**Recorded information**
-- Start --

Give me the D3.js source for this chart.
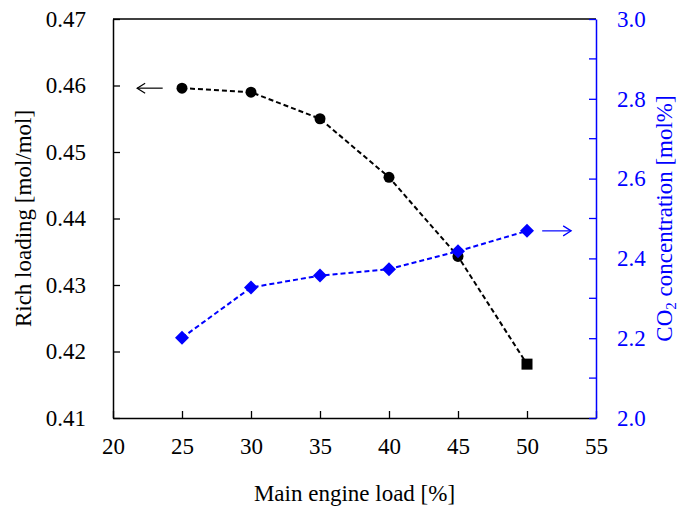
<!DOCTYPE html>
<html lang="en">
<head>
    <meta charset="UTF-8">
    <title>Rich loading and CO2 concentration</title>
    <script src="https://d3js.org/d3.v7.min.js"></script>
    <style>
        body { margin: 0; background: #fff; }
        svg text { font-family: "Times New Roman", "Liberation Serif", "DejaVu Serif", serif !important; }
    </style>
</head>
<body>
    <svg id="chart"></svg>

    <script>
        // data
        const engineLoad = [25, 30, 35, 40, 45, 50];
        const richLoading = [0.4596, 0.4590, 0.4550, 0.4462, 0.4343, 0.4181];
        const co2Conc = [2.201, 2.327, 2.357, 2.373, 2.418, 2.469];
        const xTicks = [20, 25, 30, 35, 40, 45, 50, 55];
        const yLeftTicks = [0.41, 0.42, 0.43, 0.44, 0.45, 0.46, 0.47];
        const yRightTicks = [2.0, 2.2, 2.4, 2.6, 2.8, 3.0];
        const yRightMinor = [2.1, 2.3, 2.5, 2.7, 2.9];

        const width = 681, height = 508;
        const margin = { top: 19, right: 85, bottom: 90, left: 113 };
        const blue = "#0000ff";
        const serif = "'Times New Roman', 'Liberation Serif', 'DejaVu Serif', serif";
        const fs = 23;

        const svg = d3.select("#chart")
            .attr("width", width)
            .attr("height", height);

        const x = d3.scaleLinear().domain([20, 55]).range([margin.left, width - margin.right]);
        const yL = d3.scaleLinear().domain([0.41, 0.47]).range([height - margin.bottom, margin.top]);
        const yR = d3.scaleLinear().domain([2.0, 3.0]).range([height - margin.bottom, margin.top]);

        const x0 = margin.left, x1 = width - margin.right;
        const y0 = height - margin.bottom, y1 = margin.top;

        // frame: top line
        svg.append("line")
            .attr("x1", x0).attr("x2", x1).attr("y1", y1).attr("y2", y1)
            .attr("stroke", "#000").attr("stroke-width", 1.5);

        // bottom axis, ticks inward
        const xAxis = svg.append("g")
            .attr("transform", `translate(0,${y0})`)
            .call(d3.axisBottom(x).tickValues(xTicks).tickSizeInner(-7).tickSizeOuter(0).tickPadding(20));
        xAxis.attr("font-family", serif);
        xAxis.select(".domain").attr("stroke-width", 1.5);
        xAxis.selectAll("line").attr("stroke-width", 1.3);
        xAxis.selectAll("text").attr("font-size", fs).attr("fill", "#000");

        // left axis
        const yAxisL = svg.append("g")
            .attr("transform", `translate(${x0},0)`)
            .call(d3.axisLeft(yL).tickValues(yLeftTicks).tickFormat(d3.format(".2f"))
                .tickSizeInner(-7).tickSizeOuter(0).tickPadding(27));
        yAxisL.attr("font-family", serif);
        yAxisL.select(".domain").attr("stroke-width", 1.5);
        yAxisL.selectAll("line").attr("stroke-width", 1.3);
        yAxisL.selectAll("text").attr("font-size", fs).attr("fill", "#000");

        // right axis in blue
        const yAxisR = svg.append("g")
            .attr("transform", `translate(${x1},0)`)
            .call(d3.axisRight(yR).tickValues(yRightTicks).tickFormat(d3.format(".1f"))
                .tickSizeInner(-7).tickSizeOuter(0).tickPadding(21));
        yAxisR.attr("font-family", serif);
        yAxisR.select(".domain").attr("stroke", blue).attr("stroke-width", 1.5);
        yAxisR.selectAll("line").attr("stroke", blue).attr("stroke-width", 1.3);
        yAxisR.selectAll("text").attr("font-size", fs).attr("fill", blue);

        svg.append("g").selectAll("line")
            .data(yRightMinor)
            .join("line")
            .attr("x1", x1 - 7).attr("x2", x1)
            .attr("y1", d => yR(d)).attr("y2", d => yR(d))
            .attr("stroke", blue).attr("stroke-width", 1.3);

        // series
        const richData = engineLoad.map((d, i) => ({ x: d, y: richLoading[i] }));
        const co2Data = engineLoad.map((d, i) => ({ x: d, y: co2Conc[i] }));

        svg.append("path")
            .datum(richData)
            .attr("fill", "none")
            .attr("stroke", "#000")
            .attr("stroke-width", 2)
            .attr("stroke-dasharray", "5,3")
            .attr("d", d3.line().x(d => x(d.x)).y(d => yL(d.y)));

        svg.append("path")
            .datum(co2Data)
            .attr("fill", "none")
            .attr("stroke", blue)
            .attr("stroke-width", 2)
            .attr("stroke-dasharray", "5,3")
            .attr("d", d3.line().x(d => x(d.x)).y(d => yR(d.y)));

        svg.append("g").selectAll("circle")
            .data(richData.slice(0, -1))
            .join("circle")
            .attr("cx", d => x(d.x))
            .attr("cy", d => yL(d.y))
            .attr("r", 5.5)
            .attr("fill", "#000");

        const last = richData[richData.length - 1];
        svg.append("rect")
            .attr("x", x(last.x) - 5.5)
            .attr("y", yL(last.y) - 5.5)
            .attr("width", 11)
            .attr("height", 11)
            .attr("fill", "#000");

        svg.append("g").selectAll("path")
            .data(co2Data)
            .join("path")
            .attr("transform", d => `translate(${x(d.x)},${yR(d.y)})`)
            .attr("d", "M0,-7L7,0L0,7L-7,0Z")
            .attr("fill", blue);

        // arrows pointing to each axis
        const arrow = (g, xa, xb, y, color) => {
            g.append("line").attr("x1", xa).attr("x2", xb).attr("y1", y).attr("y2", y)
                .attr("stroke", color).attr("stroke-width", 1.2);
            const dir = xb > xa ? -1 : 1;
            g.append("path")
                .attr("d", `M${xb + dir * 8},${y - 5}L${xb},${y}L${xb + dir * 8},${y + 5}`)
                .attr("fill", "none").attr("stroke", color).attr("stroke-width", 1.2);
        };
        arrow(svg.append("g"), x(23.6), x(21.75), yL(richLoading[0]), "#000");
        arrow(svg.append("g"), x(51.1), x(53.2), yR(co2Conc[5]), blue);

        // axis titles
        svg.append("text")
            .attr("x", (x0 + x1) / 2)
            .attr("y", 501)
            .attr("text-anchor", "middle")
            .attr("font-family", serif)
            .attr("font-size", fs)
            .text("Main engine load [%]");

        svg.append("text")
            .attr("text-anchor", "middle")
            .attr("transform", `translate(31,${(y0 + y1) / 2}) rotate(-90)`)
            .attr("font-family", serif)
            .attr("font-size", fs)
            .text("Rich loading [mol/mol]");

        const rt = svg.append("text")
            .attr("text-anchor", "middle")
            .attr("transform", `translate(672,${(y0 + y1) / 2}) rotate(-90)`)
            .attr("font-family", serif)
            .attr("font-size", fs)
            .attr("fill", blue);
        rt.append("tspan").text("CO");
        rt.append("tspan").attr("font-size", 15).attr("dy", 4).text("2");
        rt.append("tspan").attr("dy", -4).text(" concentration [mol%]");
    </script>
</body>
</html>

-- End --

**Aim**
Copy, from the material, each line that holds the string "chart".

**In response**
Give me the D3.js source for this chart.
    <svg id="chart"></svg>
        const svg = d3.select("#chart")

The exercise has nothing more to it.